Where we truly see Chinander's work pay off is when offenses have less than 80 yards to cover in order to score. Out of all FBS teams, the Knights ranked 16th giving up 1.76 PPD in that scenario.
Why did UCF lose seven games in 2016? The offense was straight up putrid once Chinander's unit gave them the opportunity to score. They ranked 113th in total offense, 104th in rushing, 89th in passing and 68th in scoring offense.
Jump ahead to the Knights' 2017 undefeated season and we see a drastic uptick in the team's overall performance. When the opposition started their drives between their own 20- and 40-yard line, they only managed 1.22 points per attempt, a mark good for 13th overall. Drives that started less than 60 yards from UCF’s end zone saw slightly more production with 2.78 points per drive which gave the Knights an FBS ranking of 29th.
The important thing to remember with these numbers is that Frost's offense made an insane jump in production in one year's time with the proper personnel and 365 days of additional wisdom. UCF put up top-four numbers when it came to taking advantage of all offensive drives except when they began shorter possessions (60 yards or less) when they generated 3.84 points per (33rd in FBS).
Another extremely important metric is turnovers. In 2016, UCF finished with a plus-one margin. Chinander's defense produced 11 fumble recoveries and 15 interceptions, but Frost's offense put the ball on the carpet 16 times and threw to the incorrect jersey nine times. For reference, Nebraska finished minus-two last season.
Switch to 2017 and UCF had an eye-popping plus-17 margin. They tied for 13th overall with 12 fumble recoveries and tied for second with 20 interceptions. Contrast that with 10 fewer fumbles lost while the offense's interception trouble remained the same. Even so, defensive miscues were more than made up for by punishing opponents when they decided to pass.
Let’s get to the big question for Cornhusker fans: can Nebraska expect a similar jump in year two under Frost thanks to Chinander?
The Blackshirts' 2018 defensive efficiency was poor, to put it mildly. They managed to rank above the 86th spot once. Nebraska was just 33rd nationally when it came to stifling teams that began possessions 60 yards away from scoring or less. Beyond that, the Huskers hung out closer to the triple-digit rankings including their 119th spot when teams scored on them after starting with longer drives. Despite the success of Adrian Martinez, Devine Ozigbo, Stanley Morgan Jr. and others, that's a good way to lose games in historic fashion as the Huskers did.

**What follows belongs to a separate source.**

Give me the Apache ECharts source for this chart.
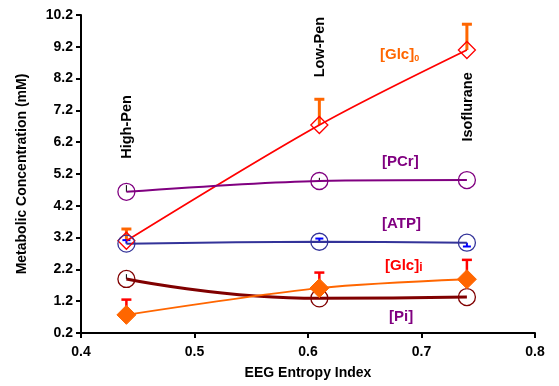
<!DOCTYPE html>
<html>
<head>
<meta charset="utf-8">
<script src="https://cdn.jsdelivr.net/npm/echarts@6/dist/echarts.min.js"></script>
<style>html,body{margin:0;padding:0;background:#fff;}#c{width:559px;height:386px;}</style>
</head>
<body>
<div id="c"></div>
<script>
const entropy = [0.44, 0.61, 0.74];
const glcO = [3.10, 6.74, 9.10];
const glcOErrTop = [3.47, 7.55, 9.91];
const pcr = [4.64, 4.98, 5.01];
const pcrErrTop = [4.85, 5.08, 5.01];
const atp = [3.01, 3.07, 3.04];
const atpErrTop = [3.12, 3.17, 2.92];
const glcI = [0.77, 1.61, 1.89];
const glcIErrTop = [1.25, 2.10, 2.50];
const pi = [1.90, 1.29, 1.33];
const piErrTop = [2.05, 1.29, 1.33];
const yTicks = [0.2, 1.2, 2.2, 3.2, 4.2, 5.2, 6.2, 7.2, 8.2, 9.2, 10.2];
const xTicks = [0.4, 0.5, 0.6, 0.7, 0.8];
const stateLabels = ['High-Pen', 'Low-Pen', 'Isoflurane'];
const stateLabelY = [6.68, 9.19, 7.31];

const FONT = '"Liberation Sans", Arial, sans-serif';

function pts(v) { return entropy.map((x, i) => [x, v[i]]); }
function errData(v, t) { return entropy.map((x, i) => [x, v[i], t[i]]); }

function errSeries(v, t, color, width, cap) {
  return {
    type: 'custom', z: 2,
    data: errData(v, t),
    encode: { x: 0, y: [1, 2] },
    renderItem: function (params, api) {
      const p0 = api.coord([api.value(0), api.value(1)]);
      const p1 = api.coord([api.value(0), api.value(2)]);
      const children = [{
        type: 'line', shape: { x1: p0[0], y1: p0[1], x2: p1[0], y2: p1[1] },
        style: { stroke: color, lineWidth: width }
      }];
      if (cap > 0 && Math.abs(p1[1] - p0[1]) > 2) {
        children.push({
          type: 'line', shape: { x1: p1[0] - cap, y1: p1[1], x2: p1[0] + cap, y2: p1[1] },
          style: { stroke: color, lineWidth: width }
        });
      }
      return { type: 'group', children: children };
    }
  };
}

function lineSeries(v, color, width, symbol, size, filled, smooth) {
  return {
    type: 'line', data: pts(v), smooth: smooth,
    symbol: symbol, symbolSize: size, showAllSymbol: true,
    lineStyle: { color: color, width: width },
    itemStyle: filled ? { color: color, borderColor: color, borderWidth: 1 } : { color: 'rgba(255,255,255,0)', borderColor: color, borderWidth: 1.3 },
    z: 3, animation: false
  };
}

const chart = echarts.init(document.getElementById('c'));
chart.setOption({
  animation: false,
  grid: { left: 81, right: 24, top: 15, bottom: 53 },
  xAxis: {
    type: 'value', min: xTicks[0], max: xTicks[xTicks.length - 1], interval: 0.1,
    name: 'EEG Entropy Index', nameLocation: 'middle', nameGap: 33,
    nameTextStyle: { fontFamily: FONT, fontWeight: 'bold', fontSize: 14, color: '#000' },
    axisLine: { lineStyle: { color: '#000', width: 2 } },
    axisTick: { show: true, length: 5, lineStyle: { color: '#000', width: 2 } },
    axisLabel: { fontFamily: FONT, fontWeight: 'bold', fontSize: 14, color: '#000', margin: 12,
      formatter: v => v.toFixed(1) },
    splitLine: { show: false }
  },
  yAxis: {
    type: 'value', min: yTicks[0], max: yTicks[yTicks.length - 1], interval: 1,
    name: 'Metabolic Concentration (mM)', nameLocation: 'middle', nameGap: 52,
    nameTextStyle: { fontFamily: FONT, fontWeight: 'bold', fontSize: 14, color: '#000' },
    axisLine: { show: true, lineStyle: { color: '#000', width: 2 } },
    axisTick: { show: true, length: 5, lineStyle: { color: '#000', width: 2 } },
    axisLabel: { fontFamily: FONT, fontWeight: 'bold', fontSize: 14, color: '#000', margin: 8,
      formatter: v => v.toFixed(1) },
    splitLine: { show: false }
  },
  series: [
    errSeries(glcO, glcOErrTop, '#FF6600', 3, 5),
    errSeries(glcI, glcIErrTop, '#FF0000', 2.5, 5),
    errSeries(atp, atpErrTop, '#0000FF', 2, 4),
    errSeries(pcr, pcrErrTop, '#000000', 1, 0),
    errSeries(pi, piErrTop, '#000000', 1, 0),
    lineSeries(glcO, '#FF0000', 1.8, 'diamond', 17, false, 0.3),
    lineSeries(pcr, '#800080', 2, 'circle', 17, false, 0.3),
    lineSeries(atp, '#333399', 2, 'circle', 17, false, 0.3),
    lineSeries(pi, '#800000', 3, 'circle', 17, false, 0.5),
    lineSeries(glcI, '#FF6600', 1.8, 'diamond', 19, true, 0.3)
  ]
});

const graphics = [
  { type: 'text', left: 380, top: 47, z: 10, style: { rich: {
      a: { fontFamily: FONT, fontWeight: 'bold', fontSize: 15, fill: '#FF6600' },
      b: { fontFamily: FONT, fontWeight: 'bold', fontSize: 9, fill: '#FF6600', padding: [8, 0, 0, 0] } },
      text: '{a|[Glc]}{b|0}' } },
  { type: 'text', left: 382, top: 154, z: 10, style: { text: '[PCr]', fontFamily: FONT, fontWeight: 'bold', fontSize: 15, fill: '#800080' } },
  { type: 'text', left: 382, top: 216, z: 10, style: { text: '[ATP]', fontFamily: FONT, fontWeight: 'bold', fontSize: 15, fill: '#800080' } },
  { type: 'text', left: 385, top: 258, z: 10, style: { rich: {
      a: { fontFamily: FONT, fontWeight: 'bold', fontSize: 15, fill: '#FF0000' },
      b: { fontFamily: FONT, fontWeight: 'bold', fontSize: 12, fill: '#FF0000', padding: [4, 0, 0, 0] } },
      text: '{a|[Glc]}{b|i}' } },
  { type: 'text', left: 389, top: 309, z: 10, style: { text: '[Pi]', fontFamily: FONT, fontWeight: 'bold', fontSize: 15, fill: '#800080' } }
];
entropy.forEach((x, i) => {
  const p = chart.convertToPixel({ gridIndex: 0 }, [x, stateLabelY[i]]);
  graphics.push({
    type: 'text', x: p[0] + 1, y: p[1], rotation: Math.PI / 2, z: 10,
    style: { text: stateLabels[i], fontFamily: FONT, fontWeight: 'bold', fontSize: 14.5,
      fill: '#000', align: 'center', verticalAlign: 'middle' }
  });
});
chart.setOption({ graphic: graphics });
</script>
</body>
</html>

Much like the nation saw UCF struggle early in Frost's tenure on due to their defense doing all the work while the offense got its sea legs, we sit at the precipice of Nebraska flipping the script with a potent offense and a defensive unit now finding its swagger. Big Ten teams will still be able to move 79 yards for a score as AAC competition did in 2017, a metric that Chinander struggled with. However, the conference as a whole is not made for Frost's offensive speed and level of production.
With the type of efficiency that Martinez and Co. are set up to generate, they force teams like Iowa and Wisconsin to pick up the pace or lose. These are two teams known for long, soul-crushing drives and the Big Red will give some up. But if the Badgers or Hawkeyes take seven minutes to score while Nebraska can rack up, for example, 10-14 points in that same period, the best of the Big Ten won’t be able to stop eventual losses while their hands are on their hips.
There must be harmony between the Huskers' offense and defense in order to be the best. The sooner they find it, the sooner those who take the over on Las Vegas' win total for Nebraska breathe far easier. Combine history with Nebraska's roster-flipping as of late and suddenly this goes from the pipe dream it seemed upon Frost's arrival to a realistic prophecy in the near future.